The ballet world needs to let go of its 19th century ideals and build companies that reflect the world of today, says Virginia Johnson of the Dance Theatre of Harlem.
For the former dancer and now DTH artistic director, this means more black dancers in every classical ballet company.
Arthur Mitchell formed Dance Theatre of Harlem in 1969 with the idea of opening doors for dancers of colour, beginning with a ballet school in Harlem. The company eventually gained international stature and showed it could perform classical dance at the highest level. But in 2004, the troupe went on hiatus amid financial difficulties.
Just last week the U.K.'s Guardian newspaper posed the question "Where are all the black ballet dancers?" and concluded there are very few in classical ballet companies.
"It’s as if Dance Theatre of Harlem had never existed," said Johnson, who is currently rebuilding the company and will launch its first full season in nearly a decade. The new slate is set to begin in April 2013.
"The progress that Dance Theatre of Harlem made as a company, in changing people’s minds about what this art form is, has been forgotten and that’s what makes me sad," she said in an interview with CBC’s Q cultural affairs show..
"It seems to me that, in that eight years, we haven’t had the inspiration for young dancers of colour to pursue a life in this art form."
Ballet needs an image update
According to Johnson, ballet shouldn't be synonymous with a line of identical, pale-skinned dancers fading into the background.
She loves classical ballet, including works such as Swan Lake and Nutcracker, but says this 19th-century image of the ideal dancer needs to be updated.
"We look at ballet as this thing that was about the past. We really need to understand that if we’re going to be a real vital part of the current dialogue of our time, we have to actually bring forward what our current time looks like," she said.

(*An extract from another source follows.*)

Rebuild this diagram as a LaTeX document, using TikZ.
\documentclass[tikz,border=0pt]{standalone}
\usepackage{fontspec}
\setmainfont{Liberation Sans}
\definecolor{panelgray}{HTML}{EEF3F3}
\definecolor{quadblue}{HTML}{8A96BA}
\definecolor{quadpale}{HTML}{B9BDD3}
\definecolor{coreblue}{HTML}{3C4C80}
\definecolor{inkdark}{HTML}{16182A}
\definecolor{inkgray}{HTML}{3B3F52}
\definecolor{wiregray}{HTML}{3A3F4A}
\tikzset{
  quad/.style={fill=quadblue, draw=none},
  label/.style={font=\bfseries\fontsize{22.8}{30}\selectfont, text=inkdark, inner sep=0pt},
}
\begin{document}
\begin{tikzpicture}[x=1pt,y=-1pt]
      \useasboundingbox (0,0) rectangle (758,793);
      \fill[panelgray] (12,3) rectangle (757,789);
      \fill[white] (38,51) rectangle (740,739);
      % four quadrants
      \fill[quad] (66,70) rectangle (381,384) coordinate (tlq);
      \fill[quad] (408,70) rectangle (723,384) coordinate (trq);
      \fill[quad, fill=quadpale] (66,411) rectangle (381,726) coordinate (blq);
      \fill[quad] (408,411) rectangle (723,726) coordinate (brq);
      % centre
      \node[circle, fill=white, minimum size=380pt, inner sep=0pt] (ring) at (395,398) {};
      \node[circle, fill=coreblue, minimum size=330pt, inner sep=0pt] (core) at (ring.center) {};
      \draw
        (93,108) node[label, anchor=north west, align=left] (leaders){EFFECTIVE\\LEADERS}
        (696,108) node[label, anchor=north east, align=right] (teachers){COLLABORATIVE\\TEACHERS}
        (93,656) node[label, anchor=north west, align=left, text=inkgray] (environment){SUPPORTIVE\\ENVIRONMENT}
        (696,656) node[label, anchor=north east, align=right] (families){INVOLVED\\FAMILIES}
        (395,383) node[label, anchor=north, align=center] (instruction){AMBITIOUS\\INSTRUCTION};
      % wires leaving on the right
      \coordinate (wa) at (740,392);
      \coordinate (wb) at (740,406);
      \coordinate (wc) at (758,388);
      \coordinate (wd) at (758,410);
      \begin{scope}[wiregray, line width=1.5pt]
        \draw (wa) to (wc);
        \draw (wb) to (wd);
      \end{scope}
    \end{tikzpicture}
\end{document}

Artistic directors around the world are looking for dancers of colour, Johnson said, because they know their companies risk irrelevance if there are no black faces onstage.
However, it will take time for community to change, she said, in part because it takes 10 years to train a dancer to perform at an elite level. Many of today's dancers of colour have become discouraged about classical ballet, she added, because few of them make it onstage and their career opportunities are rare.